WORK INSTRUCTIONS => Only the lines from the one containing "Write the D3.js code for this chart." through the one containing "q = <100> branch" should be duplicated, exactly as they appear. Pictures are to be left out.

[Charts and diagrams as code]
□ □ □ □ □ □ □
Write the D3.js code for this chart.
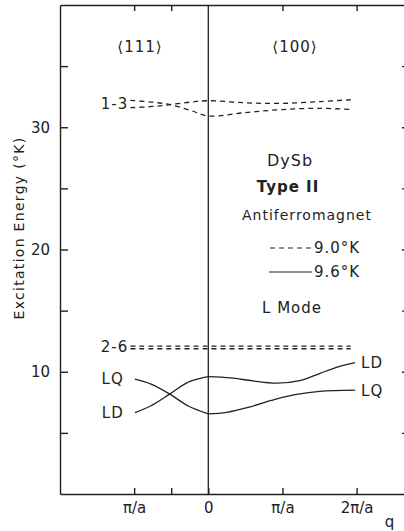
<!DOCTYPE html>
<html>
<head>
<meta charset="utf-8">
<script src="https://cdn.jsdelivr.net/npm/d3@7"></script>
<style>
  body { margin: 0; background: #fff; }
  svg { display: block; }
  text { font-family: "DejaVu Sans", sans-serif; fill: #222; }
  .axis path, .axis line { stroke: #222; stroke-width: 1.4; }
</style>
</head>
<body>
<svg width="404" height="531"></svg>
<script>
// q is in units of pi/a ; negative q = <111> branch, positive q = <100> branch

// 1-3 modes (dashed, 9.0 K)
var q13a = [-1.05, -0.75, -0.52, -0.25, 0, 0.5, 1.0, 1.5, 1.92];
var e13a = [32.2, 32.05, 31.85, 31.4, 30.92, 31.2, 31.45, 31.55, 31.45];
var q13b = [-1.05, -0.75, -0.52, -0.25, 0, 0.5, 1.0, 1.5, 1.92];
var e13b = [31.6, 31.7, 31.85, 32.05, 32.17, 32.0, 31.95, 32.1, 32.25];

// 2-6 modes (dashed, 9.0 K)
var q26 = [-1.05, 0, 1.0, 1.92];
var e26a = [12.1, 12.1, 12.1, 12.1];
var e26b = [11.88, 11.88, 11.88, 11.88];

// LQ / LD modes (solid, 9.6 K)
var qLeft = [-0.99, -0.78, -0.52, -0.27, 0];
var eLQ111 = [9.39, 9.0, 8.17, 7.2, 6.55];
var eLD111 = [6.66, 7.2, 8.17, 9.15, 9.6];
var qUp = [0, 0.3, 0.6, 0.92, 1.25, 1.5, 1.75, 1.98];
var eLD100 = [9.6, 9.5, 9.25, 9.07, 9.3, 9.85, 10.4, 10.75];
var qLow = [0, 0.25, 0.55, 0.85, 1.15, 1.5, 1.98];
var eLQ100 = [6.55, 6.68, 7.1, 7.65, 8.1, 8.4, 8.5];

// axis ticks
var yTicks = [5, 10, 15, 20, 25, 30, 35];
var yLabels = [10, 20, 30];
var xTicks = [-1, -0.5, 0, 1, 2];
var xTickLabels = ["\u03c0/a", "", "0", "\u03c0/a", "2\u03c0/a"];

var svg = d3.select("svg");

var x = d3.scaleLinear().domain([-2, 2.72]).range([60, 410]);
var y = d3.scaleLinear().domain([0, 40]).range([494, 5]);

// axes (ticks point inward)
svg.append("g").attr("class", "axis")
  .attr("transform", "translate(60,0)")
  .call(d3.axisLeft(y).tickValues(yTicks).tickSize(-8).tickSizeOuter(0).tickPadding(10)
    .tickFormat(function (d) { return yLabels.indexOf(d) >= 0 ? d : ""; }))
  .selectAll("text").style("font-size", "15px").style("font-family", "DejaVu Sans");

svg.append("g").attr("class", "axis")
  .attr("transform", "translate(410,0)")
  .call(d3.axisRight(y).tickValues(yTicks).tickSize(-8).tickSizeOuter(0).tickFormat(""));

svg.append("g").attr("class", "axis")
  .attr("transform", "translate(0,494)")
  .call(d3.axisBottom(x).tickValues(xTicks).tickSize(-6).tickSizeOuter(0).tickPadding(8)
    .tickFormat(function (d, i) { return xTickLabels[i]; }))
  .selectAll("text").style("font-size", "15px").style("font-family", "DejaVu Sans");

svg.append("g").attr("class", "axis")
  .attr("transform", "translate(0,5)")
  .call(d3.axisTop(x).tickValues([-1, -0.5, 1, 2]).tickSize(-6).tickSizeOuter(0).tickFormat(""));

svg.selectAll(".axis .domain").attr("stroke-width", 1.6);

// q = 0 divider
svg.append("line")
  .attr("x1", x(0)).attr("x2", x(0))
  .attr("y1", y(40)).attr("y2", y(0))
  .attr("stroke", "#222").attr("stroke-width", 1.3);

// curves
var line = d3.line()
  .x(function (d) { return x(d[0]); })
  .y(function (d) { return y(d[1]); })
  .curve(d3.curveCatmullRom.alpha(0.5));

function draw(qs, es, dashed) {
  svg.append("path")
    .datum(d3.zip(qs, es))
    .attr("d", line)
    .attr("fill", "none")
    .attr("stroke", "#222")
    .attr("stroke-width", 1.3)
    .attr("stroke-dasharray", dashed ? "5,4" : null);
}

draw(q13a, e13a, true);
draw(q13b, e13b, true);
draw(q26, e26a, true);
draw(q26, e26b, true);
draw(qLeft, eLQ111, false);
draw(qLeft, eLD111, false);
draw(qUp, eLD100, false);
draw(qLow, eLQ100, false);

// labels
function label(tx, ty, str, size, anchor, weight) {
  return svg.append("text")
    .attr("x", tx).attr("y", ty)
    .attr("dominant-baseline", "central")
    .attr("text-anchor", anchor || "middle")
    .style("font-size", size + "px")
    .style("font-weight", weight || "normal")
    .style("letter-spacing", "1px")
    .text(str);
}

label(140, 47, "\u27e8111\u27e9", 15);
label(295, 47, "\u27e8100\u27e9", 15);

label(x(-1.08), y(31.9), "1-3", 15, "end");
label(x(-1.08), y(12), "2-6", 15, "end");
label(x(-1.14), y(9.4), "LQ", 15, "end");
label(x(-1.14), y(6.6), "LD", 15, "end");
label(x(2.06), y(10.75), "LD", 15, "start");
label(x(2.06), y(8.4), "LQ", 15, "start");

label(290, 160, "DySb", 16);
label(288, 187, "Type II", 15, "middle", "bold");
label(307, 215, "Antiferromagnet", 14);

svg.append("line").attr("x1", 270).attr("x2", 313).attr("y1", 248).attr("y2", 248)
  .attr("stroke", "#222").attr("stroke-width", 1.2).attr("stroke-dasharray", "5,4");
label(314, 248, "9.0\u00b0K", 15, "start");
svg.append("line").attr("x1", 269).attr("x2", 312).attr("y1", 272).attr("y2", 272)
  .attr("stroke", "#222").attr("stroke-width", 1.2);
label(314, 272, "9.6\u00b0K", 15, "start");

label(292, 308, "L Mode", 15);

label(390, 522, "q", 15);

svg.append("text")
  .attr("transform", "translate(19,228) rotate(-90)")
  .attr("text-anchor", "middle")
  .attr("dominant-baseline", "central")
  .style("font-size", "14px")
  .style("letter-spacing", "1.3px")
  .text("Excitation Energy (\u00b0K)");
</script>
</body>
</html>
□ □ □ □ □ □ □
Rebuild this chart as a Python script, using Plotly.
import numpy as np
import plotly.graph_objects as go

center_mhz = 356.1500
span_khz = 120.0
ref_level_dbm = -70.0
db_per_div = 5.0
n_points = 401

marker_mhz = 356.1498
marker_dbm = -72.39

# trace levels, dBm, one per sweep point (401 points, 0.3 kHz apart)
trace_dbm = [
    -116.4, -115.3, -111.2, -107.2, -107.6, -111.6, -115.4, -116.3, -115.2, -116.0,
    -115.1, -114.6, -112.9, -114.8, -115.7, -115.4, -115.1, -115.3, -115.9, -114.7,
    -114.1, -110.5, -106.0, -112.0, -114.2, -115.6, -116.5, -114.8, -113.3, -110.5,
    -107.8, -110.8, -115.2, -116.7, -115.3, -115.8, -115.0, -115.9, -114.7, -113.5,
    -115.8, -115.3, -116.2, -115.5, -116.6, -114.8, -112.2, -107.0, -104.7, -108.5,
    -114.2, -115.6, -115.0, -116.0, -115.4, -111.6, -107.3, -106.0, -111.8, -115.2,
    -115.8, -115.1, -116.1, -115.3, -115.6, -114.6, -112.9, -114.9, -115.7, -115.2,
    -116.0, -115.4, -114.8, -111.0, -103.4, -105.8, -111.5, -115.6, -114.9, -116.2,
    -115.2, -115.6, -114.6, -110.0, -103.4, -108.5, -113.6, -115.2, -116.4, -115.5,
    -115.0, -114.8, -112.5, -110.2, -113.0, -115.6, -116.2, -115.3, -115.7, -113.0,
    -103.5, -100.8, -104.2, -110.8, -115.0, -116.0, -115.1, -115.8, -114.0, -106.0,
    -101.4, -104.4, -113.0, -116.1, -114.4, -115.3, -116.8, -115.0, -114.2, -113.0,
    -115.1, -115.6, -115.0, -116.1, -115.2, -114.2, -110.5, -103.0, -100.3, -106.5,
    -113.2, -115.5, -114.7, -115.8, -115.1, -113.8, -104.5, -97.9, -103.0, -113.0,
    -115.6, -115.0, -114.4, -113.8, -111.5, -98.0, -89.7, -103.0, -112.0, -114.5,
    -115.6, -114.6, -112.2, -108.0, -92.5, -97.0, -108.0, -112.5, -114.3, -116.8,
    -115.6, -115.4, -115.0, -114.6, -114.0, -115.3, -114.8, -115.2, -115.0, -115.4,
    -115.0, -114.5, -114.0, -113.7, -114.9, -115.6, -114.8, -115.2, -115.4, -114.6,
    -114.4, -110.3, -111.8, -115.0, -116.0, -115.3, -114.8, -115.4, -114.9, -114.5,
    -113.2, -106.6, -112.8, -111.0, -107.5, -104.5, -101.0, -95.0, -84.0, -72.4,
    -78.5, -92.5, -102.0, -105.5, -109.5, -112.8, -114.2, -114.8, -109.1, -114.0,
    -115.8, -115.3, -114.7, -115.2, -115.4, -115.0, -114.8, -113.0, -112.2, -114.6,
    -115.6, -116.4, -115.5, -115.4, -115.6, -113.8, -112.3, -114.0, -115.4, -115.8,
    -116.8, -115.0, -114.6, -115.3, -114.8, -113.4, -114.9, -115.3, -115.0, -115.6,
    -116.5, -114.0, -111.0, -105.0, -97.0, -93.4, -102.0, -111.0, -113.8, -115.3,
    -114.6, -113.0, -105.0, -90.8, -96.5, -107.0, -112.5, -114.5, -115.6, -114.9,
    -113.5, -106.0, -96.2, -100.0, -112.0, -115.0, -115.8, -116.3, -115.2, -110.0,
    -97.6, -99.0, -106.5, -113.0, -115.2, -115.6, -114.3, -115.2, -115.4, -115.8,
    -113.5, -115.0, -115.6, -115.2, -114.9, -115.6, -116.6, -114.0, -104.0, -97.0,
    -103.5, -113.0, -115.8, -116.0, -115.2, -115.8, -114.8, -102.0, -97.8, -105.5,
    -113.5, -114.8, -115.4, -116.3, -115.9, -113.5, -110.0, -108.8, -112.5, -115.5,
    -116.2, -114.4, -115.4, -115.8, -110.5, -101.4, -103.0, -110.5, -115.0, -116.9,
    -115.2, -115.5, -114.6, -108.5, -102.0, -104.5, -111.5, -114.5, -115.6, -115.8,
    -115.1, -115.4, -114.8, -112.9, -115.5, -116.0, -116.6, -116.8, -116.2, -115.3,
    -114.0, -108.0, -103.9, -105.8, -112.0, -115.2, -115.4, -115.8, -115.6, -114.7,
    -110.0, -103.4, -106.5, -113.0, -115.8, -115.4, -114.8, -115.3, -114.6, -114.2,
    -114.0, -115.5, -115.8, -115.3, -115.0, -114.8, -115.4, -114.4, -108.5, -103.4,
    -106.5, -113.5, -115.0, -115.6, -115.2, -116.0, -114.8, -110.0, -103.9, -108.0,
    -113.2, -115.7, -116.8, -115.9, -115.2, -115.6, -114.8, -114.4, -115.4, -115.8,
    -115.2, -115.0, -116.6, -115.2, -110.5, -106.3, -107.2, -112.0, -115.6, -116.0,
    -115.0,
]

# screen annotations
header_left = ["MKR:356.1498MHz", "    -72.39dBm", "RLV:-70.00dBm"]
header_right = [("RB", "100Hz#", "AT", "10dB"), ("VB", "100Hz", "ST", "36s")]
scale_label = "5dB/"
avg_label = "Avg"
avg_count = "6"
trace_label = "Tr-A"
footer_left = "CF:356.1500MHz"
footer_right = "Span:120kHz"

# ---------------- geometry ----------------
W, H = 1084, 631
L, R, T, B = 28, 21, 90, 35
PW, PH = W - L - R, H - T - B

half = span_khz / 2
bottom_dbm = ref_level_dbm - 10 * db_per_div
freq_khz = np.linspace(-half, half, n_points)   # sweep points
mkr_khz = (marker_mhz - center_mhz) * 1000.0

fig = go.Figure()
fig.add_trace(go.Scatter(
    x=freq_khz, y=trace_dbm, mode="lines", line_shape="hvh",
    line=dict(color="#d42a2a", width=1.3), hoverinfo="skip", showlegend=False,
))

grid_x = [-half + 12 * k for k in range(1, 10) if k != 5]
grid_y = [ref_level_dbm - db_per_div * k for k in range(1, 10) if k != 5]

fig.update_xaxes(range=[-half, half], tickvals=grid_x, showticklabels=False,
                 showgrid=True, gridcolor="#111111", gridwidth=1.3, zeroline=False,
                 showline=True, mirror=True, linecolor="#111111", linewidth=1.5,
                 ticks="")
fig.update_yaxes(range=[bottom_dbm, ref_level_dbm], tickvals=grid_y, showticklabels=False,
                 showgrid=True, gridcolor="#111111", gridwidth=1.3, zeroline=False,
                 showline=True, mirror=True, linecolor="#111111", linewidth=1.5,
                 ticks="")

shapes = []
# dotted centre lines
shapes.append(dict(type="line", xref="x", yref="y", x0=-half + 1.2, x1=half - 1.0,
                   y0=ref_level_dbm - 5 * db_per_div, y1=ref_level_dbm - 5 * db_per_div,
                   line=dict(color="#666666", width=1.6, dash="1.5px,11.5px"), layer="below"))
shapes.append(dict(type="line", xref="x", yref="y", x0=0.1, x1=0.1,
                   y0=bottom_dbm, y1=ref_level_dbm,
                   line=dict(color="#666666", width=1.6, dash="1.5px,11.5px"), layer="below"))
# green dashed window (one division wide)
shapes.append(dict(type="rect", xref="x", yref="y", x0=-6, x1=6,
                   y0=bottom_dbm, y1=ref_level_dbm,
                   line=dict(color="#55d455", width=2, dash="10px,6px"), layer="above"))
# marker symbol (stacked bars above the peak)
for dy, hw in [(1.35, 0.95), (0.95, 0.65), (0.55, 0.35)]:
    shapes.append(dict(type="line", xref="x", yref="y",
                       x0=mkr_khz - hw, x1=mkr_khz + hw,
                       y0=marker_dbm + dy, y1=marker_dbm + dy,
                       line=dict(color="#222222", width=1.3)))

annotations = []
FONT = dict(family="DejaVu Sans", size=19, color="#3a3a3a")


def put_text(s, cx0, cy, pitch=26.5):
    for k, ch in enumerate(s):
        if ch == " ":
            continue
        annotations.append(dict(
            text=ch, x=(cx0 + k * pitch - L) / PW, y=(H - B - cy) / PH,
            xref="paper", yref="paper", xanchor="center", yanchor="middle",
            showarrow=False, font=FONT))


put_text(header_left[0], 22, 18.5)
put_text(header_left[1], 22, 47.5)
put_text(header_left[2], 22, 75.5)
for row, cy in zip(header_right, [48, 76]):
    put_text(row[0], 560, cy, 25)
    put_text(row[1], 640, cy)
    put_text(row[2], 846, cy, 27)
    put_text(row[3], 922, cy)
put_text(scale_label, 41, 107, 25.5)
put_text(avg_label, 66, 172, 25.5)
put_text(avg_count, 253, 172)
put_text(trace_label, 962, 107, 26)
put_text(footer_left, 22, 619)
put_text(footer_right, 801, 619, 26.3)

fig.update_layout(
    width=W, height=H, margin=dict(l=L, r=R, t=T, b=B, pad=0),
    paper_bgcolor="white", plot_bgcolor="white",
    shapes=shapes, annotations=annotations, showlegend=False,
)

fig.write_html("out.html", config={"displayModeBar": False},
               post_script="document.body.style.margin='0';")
□ □ □ □ □ □ □
WRITTEN RESPONSE =>
Write the D3.js code for this chart.
<!DOCTYPE html>
<html>
<head>
<meta charset="utf-8">
<script src="https://cdn.jsdelivr.net/npm/d3@7"></script>
<style>
  body { margin: 0; background: #fff; }
  svg { display: block; }
  text { font-family: "DejaVu Sans", sans-serif; fill: #222; }
  .axis path, .axis line { stroke: #222; stroke-width: 1.4; }
</style>
</head>
<body>
<svg width="404" height="531"></svg>
<script>
// q is in units of pi/a ; negative q = <111> branch, positive q = <100> branch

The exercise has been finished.